On the following Monday night I attended Bridget Everett’s show Pound It, a musical, comedic and sometimes dramatic romp through key moments from her adolescence. Everett typically plays with her band, The Tender Moments, but this evening she flew solo. She is a queen of paradox, using her own body to attract and repel you, forcing you to question your own sexuality and innocence and the judgments we all hold.
Like Bamford, she tells a story that runs deep, using substance abuse, nudity, death and family to explore where our limits of comfort lie. Everett’s use of her body is an act of aggression and vulnerability, exposing her genitals to an unprepared audience and even titty-slapping spectators in the face. Somewhere in this space between extreme discomfort and intimate revelation, Everett cultivates a judgment-free environment where excess is expected and we could all fall in in love every instant.

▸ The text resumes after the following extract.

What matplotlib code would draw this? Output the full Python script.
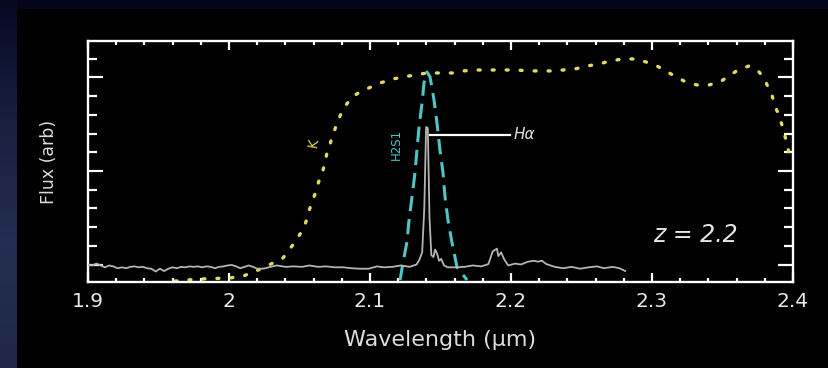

In a similar vein to Everett’s bizarre striptease, I saw local favourite Deanne Smith MC a burlesque/comic night entitled Stand Up, Strip Down. The evening’s roster was jammed with comedians and burlesquers Kitty Vanderbilt, Bonbon Bombay and Montreal’s infamous Miss Sugarpuss. Smith stood at the centre of the night and charmed the crowd with her quirky but professional demeanour, assuring us all that though the lineup was divided most decidedly along gender lines (she was the only female comic), this was a feminist event.
I honestly enjoyed the evening, applauding the beautiful women as they strutted on stage in their pasties and laughing at the comedians (Andy Kindler was a favourite), but always find it strange when an event has to preempt the audience’s intuition by claiming the event stands upon a political line. Whatever the motivation, the evening was a success and Smith transitioned between acts like a pro.
My send-off show was the Midnight Surprise performance at Théâtre Ste-Catherine. I arrived hoping that the late night roster would be filled out with female comedians I had missed (Tig Notaro, Amy Schumer, etc). While the talent was certainly captivating, there was only one female comedian in the mix, Debra DiGiovanni. I had never heard of DiGiovanni before, but her boisterous, self-deprecating humour was hilarious.
Overall, I found the female talent incredibly creative this year at JFL. My biggest hope for next year is to see a big spike in women of colour represented at the fest. Sexuality was a prominent theme with many female performers, sometimes used as misdirection, sometimes as the main attraction; however, I have no instinct to find connective strands in these diverse routines. Each performer was busy carving out a distinct place within the comedy world.
Sometimes that interstitial space, the stage presence that hasn’t been pioneered yet, makes for the most interesting work.